BICC Brief 20: "Wenn der Schwanz mit dem Hund wackelt - Zur Mobilisierung und De-Mobilisierung der UCK

Wag the Dog

von Andreas Heinemann-GrüderWolf-Christian Paes
Hintergrund
Hintergrund

Der vorliegende Brief beschäftigt sich mit der Entstehung der albanischen Kosovo Befreiungsarmee UCK (engl.: KLA) in den neunziger Jahren des 20. Jahrhunderts sowie mit der "Auflösung" der Guerillatruppe nach der Errichtung eines Protektorats unter der Schirmherrschaft der Vereinten Nationen und der NATO im Sommer 1999.

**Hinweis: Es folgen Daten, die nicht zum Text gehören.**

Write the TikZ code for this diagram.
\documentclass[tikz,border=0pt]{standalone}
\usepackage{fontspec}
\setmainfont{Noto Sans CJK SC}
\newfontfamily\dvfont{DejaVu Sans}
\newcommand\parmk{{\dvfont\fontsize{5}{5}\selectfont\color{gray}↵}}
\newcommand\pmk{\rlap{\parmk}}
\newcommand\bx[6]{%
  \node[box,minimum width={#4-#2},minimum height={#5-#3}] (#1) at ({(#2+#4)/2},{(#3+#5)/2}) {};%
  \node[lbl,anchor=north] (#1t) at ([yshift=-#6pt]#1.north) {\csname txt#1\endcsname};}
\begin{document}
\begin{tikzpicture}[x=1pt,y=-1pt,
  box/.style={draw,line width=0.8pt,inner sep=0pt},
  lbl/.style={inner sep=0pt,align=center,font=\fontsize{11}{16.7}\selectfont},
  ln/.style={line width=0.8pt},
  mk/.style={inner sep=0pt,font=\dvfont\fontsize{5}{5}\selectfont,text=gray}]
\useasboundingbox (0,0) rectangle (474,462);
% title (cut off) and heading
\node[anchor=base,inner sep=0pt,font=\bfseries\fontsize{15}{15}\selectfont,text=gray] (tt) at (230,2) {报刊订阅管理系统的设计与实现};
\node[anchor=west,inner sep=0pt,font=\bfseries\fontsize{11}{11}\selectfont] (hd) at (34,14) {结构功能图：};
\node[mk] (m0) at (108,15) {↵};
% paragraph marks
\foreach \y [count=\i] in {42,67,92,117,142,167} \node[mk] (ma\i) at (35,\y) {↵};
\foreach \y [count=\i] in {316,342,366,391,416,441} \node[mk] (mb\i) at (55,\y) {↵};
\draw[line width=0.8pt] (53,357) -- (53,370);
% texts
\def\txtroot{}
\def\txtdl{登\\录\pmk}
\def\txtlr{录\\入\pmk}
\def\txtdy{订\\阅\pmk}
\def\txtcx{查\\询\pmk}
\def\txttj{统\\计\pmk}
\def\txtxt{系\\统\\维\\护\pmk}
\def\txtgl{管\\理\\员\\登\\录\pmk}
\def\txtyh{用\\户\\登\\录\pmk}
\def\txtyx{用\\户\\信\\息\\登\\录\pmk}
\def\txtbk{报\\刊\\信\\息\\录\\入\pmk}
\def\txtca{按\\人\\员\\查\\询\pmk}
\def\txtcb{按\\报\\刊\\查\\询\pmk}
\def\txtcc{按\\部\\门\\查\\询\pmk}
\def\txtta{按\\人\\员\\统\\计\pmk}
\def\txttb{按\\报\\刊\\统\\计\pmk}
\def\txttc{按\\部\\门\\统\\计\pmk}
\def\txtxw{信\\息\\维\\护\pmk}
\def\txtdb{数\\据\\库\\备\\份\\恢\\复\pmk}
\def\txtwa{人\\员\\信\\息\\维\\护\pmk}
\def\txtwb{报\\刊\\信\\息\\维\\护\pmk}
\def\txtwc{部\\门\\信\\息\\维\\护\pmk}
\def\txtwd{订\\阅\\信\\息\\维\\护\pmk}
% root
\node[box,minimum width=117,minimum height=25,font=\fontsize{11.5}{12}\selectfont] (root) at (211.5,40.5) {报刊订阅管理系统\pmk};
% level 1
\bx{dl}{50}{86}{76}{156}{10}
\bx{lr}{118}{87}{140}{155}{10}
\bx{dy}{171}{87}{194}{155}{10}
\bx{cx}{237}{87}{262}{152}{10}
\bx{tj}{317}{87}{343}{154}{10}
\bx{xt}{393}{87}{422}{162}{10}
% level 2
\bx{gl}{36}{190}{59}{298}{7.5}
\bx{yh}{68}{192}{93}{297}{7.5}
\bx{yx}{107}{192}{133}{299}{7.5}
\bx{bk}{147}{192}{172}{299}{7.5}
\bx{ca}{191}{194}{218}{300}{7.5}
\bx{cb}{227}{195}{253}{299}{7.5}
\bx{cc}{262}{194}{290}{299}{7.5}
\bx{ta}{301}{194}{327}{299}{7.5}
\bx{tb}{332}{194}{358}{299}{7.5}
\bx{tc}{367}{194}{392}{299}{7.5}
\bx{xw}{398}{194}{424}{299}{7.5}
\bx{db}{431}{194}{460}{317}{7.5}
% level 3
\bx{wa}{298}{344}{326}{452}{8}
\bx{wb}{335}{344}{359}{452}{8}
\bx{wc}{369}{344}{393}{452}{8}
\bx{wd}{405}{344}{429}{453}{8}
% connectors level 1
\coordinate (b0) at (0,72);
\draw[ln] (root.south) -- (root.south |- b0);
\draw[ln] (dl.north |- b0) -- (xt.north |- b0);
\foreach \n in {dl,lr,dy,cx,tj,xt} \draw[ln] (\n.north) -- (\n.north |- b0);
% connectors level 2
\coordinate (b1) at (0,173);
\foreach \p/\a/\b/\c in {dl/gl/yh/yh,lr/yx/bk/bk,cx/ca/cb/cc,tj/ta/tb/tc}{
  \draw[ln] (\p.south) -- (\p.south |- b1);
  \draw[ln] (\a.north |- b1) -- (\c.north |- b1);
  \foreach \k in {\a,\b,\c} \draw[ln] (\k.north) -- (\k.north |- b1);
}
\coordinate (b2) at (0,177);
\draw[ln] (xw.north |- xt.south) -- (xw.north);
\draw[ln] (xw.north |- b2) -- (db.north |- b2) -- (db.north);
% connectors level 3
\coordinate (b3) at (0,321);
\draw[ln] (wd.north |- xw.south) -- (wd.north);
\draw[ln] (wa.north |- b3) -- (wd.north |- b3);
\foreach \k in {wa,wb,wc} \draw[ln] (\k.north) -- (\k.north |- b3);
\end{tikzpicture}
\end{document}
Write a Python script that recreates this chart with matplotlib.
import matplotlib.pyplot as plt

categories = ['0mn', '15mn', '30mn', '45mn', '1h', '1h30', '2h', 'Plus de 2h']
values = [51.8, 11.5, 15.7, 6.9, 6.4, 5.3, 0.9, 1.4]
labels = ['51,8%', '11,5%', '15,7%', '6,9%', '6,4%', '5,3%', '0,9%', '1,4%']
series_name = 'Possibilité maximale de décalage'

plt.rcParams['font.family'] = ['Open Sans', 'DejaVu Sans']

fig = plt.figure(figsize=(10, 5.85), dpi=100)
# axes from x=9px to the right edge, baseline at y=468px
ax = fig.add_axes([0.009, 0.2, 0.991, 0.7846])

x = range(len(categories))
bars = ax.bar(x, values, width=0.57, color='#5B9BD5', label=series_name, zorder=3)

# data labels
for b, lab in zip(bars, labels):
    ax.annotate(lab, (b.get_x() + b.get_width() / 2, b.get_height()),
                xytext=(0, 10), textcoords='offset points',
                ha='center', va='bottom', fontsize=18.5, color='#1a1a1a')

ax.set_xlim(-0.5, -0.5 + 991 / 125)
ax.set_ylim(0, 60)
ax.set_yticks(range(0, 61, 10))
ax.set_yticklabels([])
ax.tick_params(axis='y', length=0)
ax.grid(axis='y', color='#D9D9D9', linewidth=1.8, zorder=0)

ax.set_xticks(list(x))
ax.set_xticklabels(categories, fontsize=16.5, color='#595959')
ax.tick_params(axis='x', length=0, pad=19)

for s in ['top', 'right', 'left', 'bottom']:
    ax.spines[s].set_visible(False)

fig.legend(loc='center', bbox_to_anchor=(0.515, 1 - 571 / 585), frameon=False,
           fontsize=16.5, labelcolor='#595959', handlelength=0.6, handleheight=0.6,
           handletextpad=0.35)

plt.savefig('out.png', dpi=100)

Mehr als zwei Jahre später ist dieses Thema immer noch hochaktuell, obwohl oder vielleicht gerade weil sich mit dem Sturz des Milosevic-Regimes in Belgrad die strategischen Parameter auf dem Balkan verschoben haben. Galt der bewaffnete Kampf eines Teils der albanischen Bevölkerung im Kosovo noch vor zwei Jahren als Ausdruck eines legitimen Selbstbestimmungswillens, werden heute vergleichbare Konflikte zwischen albanischen Separatisten und Ordnungskräften im südserbischen Presevo-Tal und in Mazedonien als Bedrohung für die regionale Stabilität bewertet.

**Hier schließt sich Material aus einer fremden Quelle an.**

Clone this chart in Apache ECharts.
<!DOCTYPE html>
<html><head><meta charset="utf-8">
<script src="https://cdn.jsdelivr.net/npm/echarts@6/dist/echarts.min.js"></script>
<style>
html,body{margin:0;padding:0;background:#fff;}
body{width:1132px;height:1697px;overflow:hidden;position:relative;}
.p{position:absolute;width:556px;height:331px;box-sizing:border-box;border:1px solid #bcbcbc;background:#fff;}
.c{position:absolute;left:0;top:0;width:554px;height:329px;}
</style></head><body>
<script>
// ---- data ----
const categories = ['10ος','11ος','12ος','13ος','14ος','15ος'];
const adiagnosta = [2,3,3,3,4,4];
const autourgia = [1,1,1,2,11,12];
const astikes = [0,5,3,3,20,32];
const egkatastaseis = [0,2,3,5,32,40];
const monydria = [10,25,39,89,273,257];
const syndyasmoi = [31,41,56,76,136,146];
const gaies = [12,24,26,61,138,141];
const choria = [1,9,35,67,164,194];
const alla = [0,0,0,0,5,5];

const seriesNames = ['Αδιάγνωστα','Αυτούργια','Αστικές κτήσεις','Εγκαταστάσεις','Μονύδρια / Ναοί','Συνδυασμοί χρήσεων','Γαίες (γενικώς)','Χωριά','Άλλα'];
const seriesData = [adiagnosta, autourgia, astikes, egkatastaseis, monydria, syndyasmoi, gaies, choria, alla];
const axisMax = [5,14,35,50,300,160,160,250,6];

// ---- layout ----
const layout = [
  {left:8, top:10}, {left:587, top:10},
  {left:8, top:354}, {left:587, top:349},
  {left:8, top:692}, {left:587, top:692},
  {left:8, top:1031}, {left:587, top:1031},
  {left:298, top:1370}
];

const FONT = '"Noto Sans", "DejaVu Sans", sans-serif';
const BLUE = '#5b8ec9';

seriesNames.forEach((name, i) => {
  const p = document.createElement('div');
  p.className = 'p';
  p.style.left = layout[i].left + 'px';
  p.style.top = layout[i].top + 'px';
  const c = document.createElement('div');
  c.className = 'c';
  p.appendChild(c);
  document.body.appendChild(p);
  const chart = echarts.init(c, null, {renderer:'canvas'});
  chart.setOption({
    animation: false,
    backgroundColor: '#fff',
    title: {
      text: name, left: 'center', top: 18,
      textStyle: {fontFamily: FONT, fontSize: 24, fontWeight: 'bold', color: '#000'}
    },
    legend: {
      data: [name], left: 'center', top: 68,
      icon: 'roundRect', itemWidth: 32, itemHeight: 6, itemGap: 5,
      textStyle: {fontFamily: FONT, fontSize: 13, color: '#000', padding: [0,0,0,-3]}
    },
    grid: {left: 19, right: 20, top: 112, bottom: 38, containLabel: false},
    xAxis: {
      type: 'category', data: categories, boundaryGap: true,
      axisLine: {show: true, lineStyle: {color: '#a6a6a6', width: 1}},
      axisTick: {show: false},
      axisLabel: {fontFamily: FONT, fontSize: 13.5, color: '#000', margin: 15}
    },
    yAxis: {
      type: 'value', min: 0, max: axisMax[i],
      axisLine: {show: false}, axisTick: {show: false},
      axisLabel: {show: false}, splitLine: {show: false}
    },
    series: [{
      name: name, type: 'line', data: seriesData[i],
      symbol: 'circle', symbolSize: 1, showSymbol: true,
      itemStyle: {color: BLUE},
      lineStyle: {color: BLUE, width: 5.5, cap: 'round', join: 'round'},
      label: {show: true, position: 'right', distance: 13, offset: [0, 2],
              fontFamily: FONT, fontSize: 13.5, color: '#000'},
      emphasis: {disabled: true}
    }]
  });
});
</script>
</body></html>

Die Konflikte in diesen beiden an das Kosovo angrenzenden Regionen weisen deutliche Parallelen zum Kosovokonflikt auf, und es gibt Hinweise auf enge Verbindungen zwischen den Hintermännern der "alten UCK" und den bewaffneten Albanergruppen in den Nachbarstaaten. Vor diesem aktuellen Hintergrund beschäftigt sich der vorliegende Text mit der Entstehung der UCK und ihrer Entwaffnung und Demobilisierung seit September 1999.

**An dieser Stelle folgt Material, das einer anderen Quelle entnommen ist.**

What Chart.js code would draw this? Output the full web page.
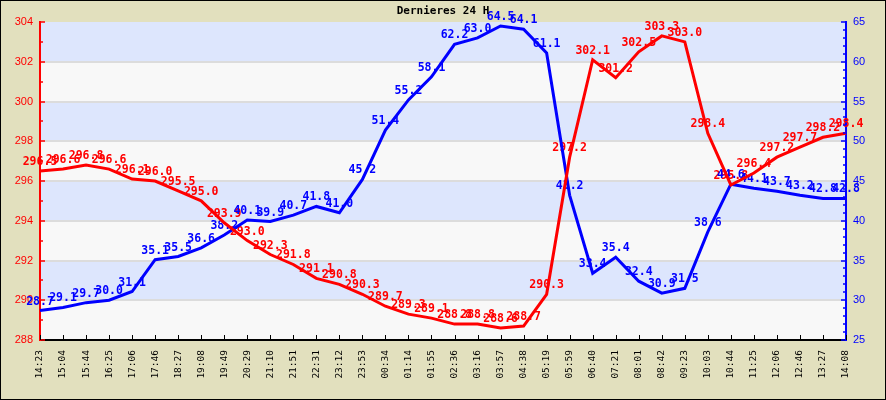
<!DOCTYPE html>
<html>
<head>
<meta charset="utf-8">
<script src="https://cdn.jsdelivr.net/npm/chart.js@4.4.0/dist/chart.umd.min.js"></script>
<style>
html, body { margin: 0; padding: 0; background: #e2e0be; }
canvas { display: block; }
</style>
</head>
<body>
<canvas id="graphe" width="886" height="400"></canvas>
<script>
/* donnees */
var heures = ["14:23", "15:04", "15:44", "16:25", "17:06", "17:46", "18:27", "19:08", "19:49", "20:29",
    "21:10", "21:51", "22:31", "23:12", "23:53", "00:34", "01:14", "01:55", "02:36", "03:16",
    "03:57", "04:38", "05:19", "05:59", "06:40", "07:21", "08:01", "08:42", "09:23", "10:03",
    "10:44", "11:25", "12:06", "12:46", "13:27", "14:08"];

var serieRouge = [296.5, 296.6, 296.8, 296.6, 296.1, 296.0, 295.5, 295.0, 293.9, 293.0,
    292.3, 291.8, 291.1, 290.8, 290.3, 289.7, 289.3, 289.1, 288.8, 288.8,
    288.6, 288.7, 290.3, 297.2, 302.1, 301.2, 302.5, 303.3, 303.0, 298.4,
    295.8, 296.4, 297.2, 297.7, 298.2, 298.4];

var serieBleue = [28.7, 29.1, 29.7, 30.0, 31.1, 35.1, 35.5, 36.6, 38.2, 40.1,
    39.9, 40.7, 41.8, 41.0, 45.2, 51.4, 55.2, 58.1, 62.2, 63.0,
    64.5, 64.1, 61.1, 43.2, 33.4, 35.4, 32.4, 30.9, 31.5, 38.6,
    44.6, 44.1, 43.7, 43.2, 42.8, 42.8];

var ticksGauche = [288, 290, 292, 294, 296, 298, 300, 302, 304];
var ticksDroite = [25, 30, 35, 40, 45, 50, 55, 60, 65];

var titre = "Dernieres 24 H";

/* fond, bandes, cadre, graduations */
var decor = {
    id: 'decor',
    beforeDraw: function(chart) {
        var ctx = chart.ctx, a = chart.chartArea, y = chart.scales.y;
        ctx.save();
        ctx.fillStyle = '#e2e0be';
        ctx.fillRect(0, 0, chart.width, chart.height);
        ctx.fillStyle = '#f8f8f8';
        ctx.fillRect(a.left, a.top, a.right - a.left, a.bottom - a.top);
        ctx.fillStyle = '#dde6fd';
        for (var v = y.max; v > y.min; v -= 4) {
            var t = y.getPixelForValue(v), b = y.getPixelForValue(v - 2);
            ctx.fillRect(a.left, t, a.right - a.left, b - t);
        }
        ctx.restore();
    },
    afterDraw: function(chart) {
        var ctx = chart.ctx, a = chart.chartArea;
        var x = chart.scales.x, y = chart.scales.y, y1 = chart.scales.y1;
        ctx.save();
        ctx.lineWidth = 1.5;

        ctx.strokeStyle = '#ff0000';
        for (var v = y.min; v <= y.max; v++) {
            var py = Math.round(y.getPixelForValue(v));
            ctx.beginPath();
            ctx.moveTo(a.left, py);
            ctx.lineTo(a.left + (v % 2 === 0 ? 5 : 3), py);
            ctx.stroke();
        }

        ctx.strokeStyle = '#0000ff';
        for (var w = y1.min; w <= y1.max; w++) {
            var qy = Math.round(y1.getPixelForValue(w));
            ctx.beginPath();
            ctx.moveTo(a.right, qy);
            ctx.lineTo(a.right - (w % 5 === 0 ? 5 : 3), qy);
            ctx.stroke();
        }

        ctx.strokeStyle = '#000000';
        ctx.lineWidth = 1;
        for (var i = 0; i < heures.length; i++) {
            var px = Math.round(x.getPixelForValue(i)) + 0.5;
            ctx.beginPath();
            ctx.moveTo(px, a.bottom);
            ctx.lineTo(px, a.bottom - 5);
            ctx.stroke();
        }

        ctx.fillStyle = '#000000';
        ctx.font = 'bold 11px "DejaVu Sans Mono"';
        ctx.textAlign = 'center';
        ctx.textBaseline = 'middle';
        ctx.fillText(titre, (a.left + a.right) / 2, 11);

        ctx.strokeStyle = '#000000';
        ctx.lineWidth = 1;
        ctx.strokeRect(0.5, 0.5, chart.width - 1, chart.height - 1);
        ctx.restore();
    }
};

/* valeurs ecrites sur les courbes, sous les lignes */
var etiquettes = {
    id: 'etiquettes',
    beforeDatasetsDraw: function(chart) {
        var ctx = chart.ctx;
        ctx.save();
        ctx.font = 'bold 11.5px "DejaVu Sans Mono"';
        ctx.textAlign = 'center';
        ctx.textBaseline = 'alphabetic';
        chart.data.datasets.forEach(function(ds, i) {
            var meta = chart.getDatasetMeta(i);
            ctx.fillStyle = ds.borderColor;
            meta.data.forEach(function(pt, j) {
                ctx.fillText(ds.data[j].toFixed(1), pt.x, pt.y - 6);
            });
        });
        ctx.restore();
    }
};

var ctx = document.getElementById('graphe').getContext('2d');
new Chart(ctx, {
    type: 'line',
    data: {
        labels: heures,
        datasets: [{
            data: serieRouge,
            borderColor: '#ff0000',
            borderWidth: 3,
            pointRadius: 0,
            tension: 0,
            yAxisID: 'y'
        }, {
            data: serieBleue,
            borderColor: '#0000ff',
            borderWidth: 3,
            pointRadius: 0,
            tension: 0,
            yAxisID: 'y1'
        }]
    },
    options: {
        responsive: false,
        animation: false,
        devicePixelRatio: 1,
        layout: { padding: { top: 22, left: 0, right: 0, bottom: 0 } },
        plugins: {
            legend: { display: false },
            title: { display: false },
            tooltip: { enabled: false }
        },
        scales: {
            x: {
                offset: false,
                afterFit: function(s) { s.height = 60; },
                grid: { display: true, drawOnChartArea: false, drawTicks: false },
                border: { color: '#000000', width: 2 },
                ticks: {
                    autoSkip: false,
                    minRotation: 90,
                    maxRotation: 90,
                    padding: 10,
                    color: '#000000',
                    font: { family: '"DejaVu Sans Mono"', size: 9.5 }
                }
            },
            y: {
                position: 'left',
                min: 288,
                max: 304,
                afterFit: function(s) { s.width = 40; },
                border: { color: '#ff0000', width: 2 },
                grid: {
                    drawTicks: false,
                    lineWidth: 2,
                    color: function(c) {
                        var v = c.tick.value;
                        return (v % 2 === 0 && v < 304 && v > 288) ? '#dcdcdc' : 'rgba(0,0,0,0)';
                    }
                },
                ticks: {
                    stepSize: 1,
                    autoSkip: false,
                    padding: 7,
                    color: '#ff0000',
                    font: { family: '"Liberation Sans"', size: 11 },
                    callback: function(v) { return ticksGauche.indexOf(v) >= 0 ? String(v) : ''; }
                }
            },
            y1: {
                position: 'right',
                min: 25,
                max: 65,
                afterFit: function(s) { s.width = 40; },
                border: { color: '#0000ff', width: 2 },
                grid: { drawOnChartArea: false, drawTicks: false },
                ticks: {
                    stepSize: 1,
                    autoSkip: false,
                    padding: 7,
                    color: '#0000ff',
                    font: { family: '"Liberation Sans"', size: 11 },
                    callback: function(v) { return ticksDroite.indexOf(v) >= 0 ? String(v) : ''; }
                }
            }
        }
    },
    plugins: [decor, etiquettes]
});
</script>
</body>
</html>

Die Entwaffnung der UCK durch die internationale Kosovo Protection Force (KFOR) hatte, im Gegensatz etwa zu den bescheideneren Ansprüchen der NATO in Mazedonien im September 2001, die Einsammlung aller UCK-Waffen zum Ziel. Allerdings wurden nur etwa 10.000 Waffen sichergestellt, angesichts von 18.000 bis 20.000 UCK-Kämpfern eine recht niedrige Zahl. Substantielle Waffenfunde in den vergangenen zwei Jahren beweisen, dass die UCK - ebenso wie die serbische Minderheit im Kosovo - immer noch über verdeckte Waffenlager verfügt. Es ist anzunehmen, dass ein Teil dieser Waffen seinen Weg über die Grenzen in die Nachbarregionen gefunden hat.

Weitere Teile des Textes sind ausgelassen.